Step 3: Turn the Expression into SQL

In [7]:
import sqlalchemy as sa


@ibis.postgres.compiles(BitwiseAnd)
def compile_sha1(translator, expr):
    # pull out the arguments to the expression
    arg, where = expr.op().args

    # compile the argument
    compiled_arg = translator.translate(arg)

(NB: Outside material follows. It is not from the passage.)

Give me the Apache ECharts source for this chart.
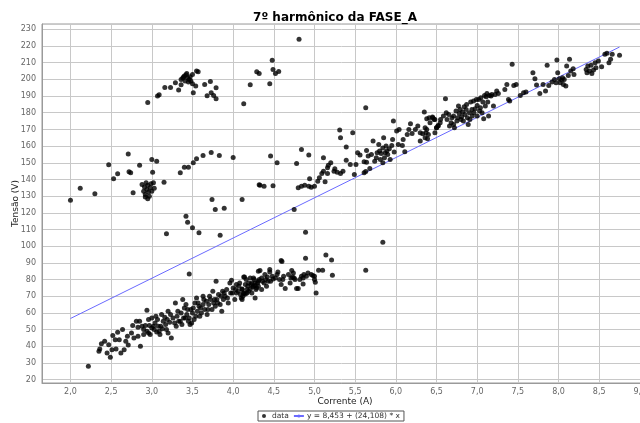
<!DOCTYPE html>
<html>
<head>
<meta charset="utf-8">
<title>7º harmônico da FASE_A</title>
<script src="https://cdn.jsdelivr.net/npm/echarts@6/dist/echarts.min.js"></script>
<style>
  html, body { margin: 0; padding: 0; background: #fff; }
  #chart { width: 640px; height: 423px; }
</style>
</head>
<body>
<div id="chart"></div>
<script>
// Medições: corrente (A) x tensão (V) do 7º harmônico, fase A
const grupoAlto = [
  [2.95,186.2],[3.07,190],[3.09,190.8],[3.16,195.2],[3.23,195.2],[3.29,198],[3.33,193.6],
  [3.36,200],[3.38,200.8],[3.40,202],[3.42,202.8],[3.44,201],[3.46,200],[3.47,201.6],
  [3.50,203],[3.36,196.8],[3.55,205],[3.57,204.6],[3.50,197.4],[3.54,196],[3.51,192],
  [3.41,199],[3.43,203.5],[3.45,198.5],[3.39,201.5],[3.48,199],
  [3.65,197],[3.72,198.8],[3.68,190.2],[3.73,192],[3.76,190.4],[3.79,195],[3.79,188.4],
  [4.13,185.4],[4.21,196.8],[4.29,204.6],[4.32,203.6],[4.45,197.4],[4.48,211.4],
  [4.49,206],[4.52,203.6],[4.56,204.8],[4.81,224]
];

const grupoMedio = [
  [2.0,127.6],[2.12,134.8],[2.30,131.4],[2.47,148.8],[2.53,140.4],[2.58,143.4],[2.71,155.2],
  [2.72,144.6],[2.74,144],[2.77,132],[2.85,148.6],[3.0,152],[3.06,151],[3.01,144.4],
  [3.15,138.4],[3.03,134.8],[3.35,144],[3.40,147.4],[3.45,147.4],[3.51,150],[3.55,152.4],
  [3.63,154.4],[3.73,156.2],[3.83,154.4],[4.0,153.2],[4.32,136.8],[4.38,136],[4.33,136.6],
  [4.49,136.2],[4.46,154],[4.54,150],[4.78,149.6],[4.84,158],[4.93,154.6],[4.80,135],
  [4.84,136],[4.88,136.6],[4.93,136],[4.96,135.4],[4.94,140.4],
  [2.88,137],[2.90,133],[2.91,135.5],[2.92,131],[2.93,138],[2.94,134],[2.95,136.5],
  [2.96,132.5],[2.97,130],[2.98,135],[2.99,137.5],[3.0,133],[2.92,129.5],[2.95,128.5],[3.02,138]
];

const dispersos = [
  [3.74,128],[3.78,122],[3.89,122.8],[4.11,128],[3.42,118],[3.44,114.4],[3.50,111],
  [3.58,108],[3.18,107.4],[3.84,106.6],[3.46,83.4],[2.22,28],[4.75,122],[4.89,108.4],
  [5.84,102.4],[5.63,85.6],[5.14,94.8],[5.21,91.8],[5.22,82.6],[4.89,92.8],[4.59,91.4],
  [4.60,90.8],[5.63,183]
];

const bandaInferior = [
  [2.35,37],[2.36,38.4],[2.38,41.6],[2.42,43],[2.47,41],[2.49,33.4],[2.51,38],[2.56,38.4],
  [2.52,46.4],[2.58,48.4],[2.64,50],[2.70,46],[2.71,40.8],[2.66,38],[2.86,40],
  [2.60,44],[2.68,43],[2.75,48],[2.78,45],[2.90,47],[2.62,36],[2.45,36],[2.55,44],
  [2.85,55],[2.96,56],[3.05,58],[2.98,47],
  [2.765,52.4],[2.81,55],[2.83,51.4],[2.83,46],[2.88,52],[2.92,52.4],[2.94,49],[2.97,52.4],
  [3.0,51],[3.02,52],[2.94,61.6],[3.0,57],[3.04,54],[3.07,56],[3.08,52],[3.09,49],[3.10,47],
  [3.12,59],[3.14,55],[3.16,57.4],[3.17,53],[3.18,50],[3.20,48],[3.20,61],[3.22,54.4],
  [3.24,45],[3.26,57],[3.29,66],[3.30,52],[3.31,58],[3.33,55],[3.35,55],[3.37,53],[3.38,68],
  [3.39,57],[3.40,63],[3.42,65],[3.43,59],[3.44,62],[3.45,55],[3.46,57],[3.47,53],[3.49,54],
  [3.50,60],[3.51,63],[3.53,66],[3.54,58],[3.55,69],[3.56,61],[3.58,64],[3.59,58],[3.61,60],
  [3.63,65],[3.63,70],[3.65,62],[3.67,67],[3.68,59],[3.70,65],[3.72,68],[3.74,62],[3.75,73],
  [3.76,66],[3.78,64],[3.79,79],[3.80,68],[3.82,71],[3.84,65],[3.86,61],[3.87,73],[3.88,68],
  [3.90,70],[3.92,74],[3.94,66],[3.96,78],[3.97,72],[3.98,79.6],[4.00,75],[4.02,68],[4.04,77],
  [4.04,72],[4.06,73],[4.08,78],[4.10,69],[4.11,74.4],[4.13,71.6],[4.13,81.6],[4.15,77],
  [4.17,74],[4.19,78],[4.21,81],[4.23,72],[4.25,76],[4.27,78],[4.29,75],[4.31,85],[4.32,80],
  [4.86,81],[4.84,82],[4.87,83],[4.72,85.4],[4.74,84],[4.71,81],[4.73,81.6],[4.75,81],
  [4.80,74.6],[4.78,74.6],[4.86,77.4],[4.64,74.6],[4.59,77],[4.61,80],[4.55,84.6],[4.52,81],
  [4.45,86],[4.45,84.6],[4.42,81.6],[4.40,80],[4.33,85.4],[4.35,81],[4.31,79],[4.25,81],
  [4.23,78],[4.16,80],[4.14,81.6],[4.27,76.4],[4.28,74],[4.24,75.6],[4.21,74.4],[4.19,73],
  [4.17,72],[4.15,71.4],[4.12,70],[4.11,68],[4.35,74],[4.31,76],[4.41,76],[4.49,80.4],
  [4.54,83],[4.27,69],[4.11,74],[4.13,72],[4.09,71],[4.38,78],[4.46,79],[5.05,85.6],
  [5.10,85.6],[5.02,72],[5.01,78.4],[5.0,80],[4.98,82.4],[4.96,83],[5.0,82],
  [2.90,50],[2.96,48],[3.03,50],[3.06,48.5],[3.11,52],[3.13,50.5],[3.19,56],[3.23,59],
  [3.28,54],[3.32,61],[3.36,60],[3.41,57],[3.48,62],[3.52,56],[3.57,66],[3.60,63],[3.64,68],
  [3.69,62],[3.71,70],[3.77,68],[3.81,66],[3.85,70],[3.89,72],[3.93,69],[3.99,72],[4.03,74],
  [4.07,76],[4.18,76],[4.22,77],[4.26,80],[4.30,78],[4.36,79],[4.39,83],[4.43,79],[4.48,82],
  [4.57,80],[4.62,82],[4.68,83],[4.70,78],[4.76,80],[4.82,80],[4.90,82],[4.92,84]
];

const bandaSuperior = [
  [5.04,139],[5.06,141],[5.09,143.6],[5.11,145],[5.16,147],[5.17,148.6],[5.13,138.6],
  [5.16,143.6],[5.11,153],[5.24,145],[5.28,144.4],[5.32,143.6],[5.35,145],[5.31,169.6],
  [5.32,165],[5.39,159.4],[5.39,151.6],[5.44,149],[5.47,168],[5.51,149],[5.49,143],[5.53,156],
  [5.56,154.6],[5.61,150.6],[5.64,150.4],[5.61,144],[5.63,144.8],[5.68,146.6],[5.64,157.4],
  [5.66,154],[5.70,155],[5.72,163],[5.74,151],[5.76,153],[5.77,156],[5.80,157],[5.82,155.6],
  [5.84,158.8],[5.84,150],[5.85,165],[5.87,156],[5.89,157],[5.92,158.4],[5.95,160.4],
  [5.96,164],[5.97,175],[5.98,156.4],[6.01,169],[6.03,161],[6.04,170],[6.08,160.4],[6.09,164],
  [6.11,156.6],[6.14,167],[6.16,170],[6.18,173.4],[6.20,167.6],[6.24,170],[6.27,172],[6.30,168],
  [6.33,167.4],[6.35,180.4],[6.36,171],[6.38,176.4],[6.39,164.4],[6.41,177],[6.45,177.4],
  [6.48,176],[6.50,171],[6.52,172],
  [5.86,153],[5.90,155],[5.93,152],[5.88,160],[5.81,152],[5.79,161],[5.00,136],[5.20,150],[5.25,146.5],
  [6.30,163],[6.36,165],[6.71,173],
  [6.37,168],[6.38,170],[6.40,167],[6.42,174],[6.455,177],[6.47,176],[6.48,168],[6.50,171],
  [6.52,172.4],[6.545,174],[6.55,176],[6.585,178],[6.61,188.4],[6.62,180],[6.63,176],[6.65,179],
  [6.66,172],[6.68,174],[6.69,177],[6.71,178],[6.72,171],[6.74,181],[6.75,175],[6.76,177],
  [6.77,184],[6.78,179.6],[6.79,182],[6.80,176],[6.81,177.6],[6.82,180.4],[6.83,175],[6.84,183.6],
  [6.85,179],[6.865,182],[6.87,185],[6.88,177],[6.89,173],[6.905,180],[6.91,176],[6.92,186.4],
  [6.935,182],[6.94,178],[6.955,187],[6.96,180],[6.975,182.4],[6.99,188],[7.0,178],[7.0,184.4],
  [7.02,188],[7.03,181],[7.04,183],[7.045,189],[7.06,180],[7.07,186.4],[7.08,176.4],[7.09,190.4],
  [7.10,184],[7.11,189.6],[7.12,191.6],[7.13,186.4],[7.14,178],[7.15,190.4],[7.17,190],[7.18,191],
  [7.20,184],[7.22,191],[7.24,193],[7.26,191.6],[7.34,194],[7.365,197],[7.385,188],[7.40,187],
  [7.43,209],[7.45,196.4],[7.48,197],[7.53,190.4],[7.57,192],[7.60,192.4],[7.685,204],[7.71,200.4],
  [7.73,196.6],[7.77,191.6],[7.81,197],[7.84,193],[7.86,208.4],[7.88,196.4],[7.92,198.4],[7.95,200],
  [7.97,198],[7.98,211.6],[7.99,204],[8.01,200.4],[8.02,198],[8.04,199.6],[8.05,201],[8.06,197],
  [8.07,200],[8.09,196],[8.10,208],[8.12,202.4],[8.135,212],[8.15,205],[8.18,206.4],[8.19,203],
  [8.34,206],[8.35,204],[8.36,208],[8.38,205],[8.40,208.4],[8.41,203.6],[8.43,205.6],[8.45,210],
  [8.46,207],[8.49,211],[8.53,207.6],[8.57,215],[8.595,215.6],[8.62,210],[8.64,212],[8.66,215],
  [8.75,214.4]
];

// Reta de regressão ajustada: y = a + b * x
const intercepto = 8.453;
const inclinacao = 24.108;

// Escalas dos eixos
const eixoX = { min: 1.65, max: 9.1, passo: 0.5 };
const eixoY = { min: 18, max: 233.2, passo: 10 };

const pontos = [].concat(grupoAlto, grupoMedio, dispersos, bandaInferior, bandaSuperior);
const xs = pontos.map(p => p[0]);
const xIni = Math.min(...xs);
const xFim = Math.max(...xs);
const reta = [xIni, xFim].map(x => [x, intercepto + inclinacao * x]);

const decimal = (v, casas) => v.toFixed(casas).replace('.', ',');
const nomeReta = 'y = ' + decimal(intercepto, 3) + ' + (' + decimal(inclinacao, 3) + ') * x';

const fonte = 'DejaVu Sans';
const multiplo = (v, p) => Math.abs(v / p - Math.round(v / p)) < 1e-6;

const chart = echarts.init(document.getElementById('chart'), null, { renderer: 'canvas' });
chart.setOption({
  animation: false,
  backgroundColor: '#ffffff',
  title: {
    text: '7º harmônico da FASE_A',
    left: 330,
    top: 7,
    textAlign: 'center',
    textStyle: { fontFamily: fonte, fontSize: 12, fontWeight: 'bold', color: '#000' }
  },
  grid: {
    left: 42, top: 24, width: 606, height: 359,
    outerBoundsMode: 'none',
    containLabel: false,
    show: true, borderColor: '#9a9a9a', borderWidth: 1, backgroundColor: '#fff'
  },
  legend: {
    data: [{ name: 'data', icon: 'circle' }, { name: nomeReta }],
    left: 258, top: 411,
    orient: 'horizontal',
    borderColor: '#555', borderWidth: 1,
    padding: [1, 4, 1, 4],
    itemGap: 4, itemWidth: 10, itemHeight: 4,
    textStyle: { fontFamily: fonte, fontSize: 7.5, color: '#333', padding: [0, 0, 0, -2] }
  },
  xAxis: {
    type: 'value',
    min: eixoX.min, max: eixoX.max,
    splitNumber: 15, minInterval: eixoX.passo, maxInterval: eixoX.passo,
    name: 'Corrente (A)', nameLocation: 'middle', nameGap: 14,
    nameMoveOverlap: false,
    nameTextStyle: { fontFamily: fonte, fontSize: 9, color: '#222' },
    axisLine: { show: true, onZero: false, lineStyle: { color: '#9a9a9a' } },
    axisTick: { show: false },
    axisLabel: {
      fontFamily: fonte, fontSize: 8, color: '#666', margin: 5,
      showMinLabel: false,
      formatter: v => multiplo(v, eixoX.passo) ? decimal(v, 1) : ''
    },
    splitLine: { show: true, lineStyle: { color: '#c8c8c8', width: 1 } }
  },
  yAxis: {
    type: 'value',
    min: eixoY.min, max: eixoY.max,
    splitNumber: 21, minInterval: eixoY.passo, maxInterval: eixoY.passo,
    name: 'Tensão (V)', nameLocation: 'middle', nameGap: 22,
    nameMoveOverlap: false,
    nameTextStyle: { fontFamily: fonte, fontSize: 9, color: '#222' },
    axisLine: { show: true, onZero: false, lineStyle: { color: '#9a9a9a' } },
    axisTick: { show: false },
    axisLabel: {
      fontFamily: fonte, fontSize: 8, color: '#666', margin: 6,
      showMinLabel: false, showMaxLabel: false,
      formatter: v => multiplo(v, eixoY.passo) ? String(Math.round(v)) : ''
    },
    splitLine: { show: true, lineStyle: { color: '#c8c8c8', width: 1 } }
  },
  series: [
    {
      name: 'data',
      type: 'scatter',
      data: pontos,
      symbol: 'circle',
      symbolSize: 5,
      itemStyle: { color: '#000' },
      z: 3
    },
    {
      name: nomeReta,
      type: 'line',
      data: reta,
      symbol: 'none',
      lineStyle: { color: '#6a6aff', width: 1 },
      itemStyle: { color: '#6a6aff' },
      z: 2
    }
  ]
});
</script>
</body>
</html>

    # call the appropriate postgres function
    agg = sa.func.bit_and(compiled_arg)

    # handle a non-None filter clause
    if where is not None:
        return agg.filter(translator.translate(where))
    return agg

Step 4: Putting it all Together

Connect to the ibis_testing database

NOTE:

To be able to execute the rest of this notebook you need to run the following command from your ibis clone:

ci/build.sh
In [8]:
con = ibis.postgres.connect(
    user='postgres',
    host='postgres',
    password='postgres',
    database='ibis_testing'
)

Create and execute a bitwise_and expression

In [9]:
t = con.table('functional_alltypes')
t
Out[9]:
../../_images/notebooks_tutorial_10-Adding-a-new-reduction-expression_22_0.png
In [10]:
expr = t.bigint_col.bitwise_and()
expr
Out[10]:
../../_images/notebooks_tutorial_10-Adding-a-new-reduction-expression_23_0.png
In [11]:
sql_expr = expr.compile()
print(sql_expr)
SELECT bit_and(t0.bigint_col) AS tmp
FROM functional_alltypes AS t0
In [12]:
expr.execute()
Out[12]:
0

Let’s see what a bitwise_and call looks like with a where argument

In [13]:
expr = t.bigint_col.bitwise_and(where=(t.bigint_col == 10) | (t.bigint_col == 40))
expr
Out[13]:
../../_images/notebooks_tutorial_10-Adding-a-new-reduction-expression_27_0.png
In [14]:
result = expr.execute()
result
Out[14]:
8

Let’s confirm that taking bitwise AND of 10 and 40 is in fact 8

In [15]:
10 & 40
Out[15]:
8
In [16]:
print('  {:0>8b}'.format(10))
print('& {:0>8b}'.format(40))
print('-' * 10)
print('  {:0>8b}'.format(10 & 40))
  00001010
& 00101000
----------
  00001000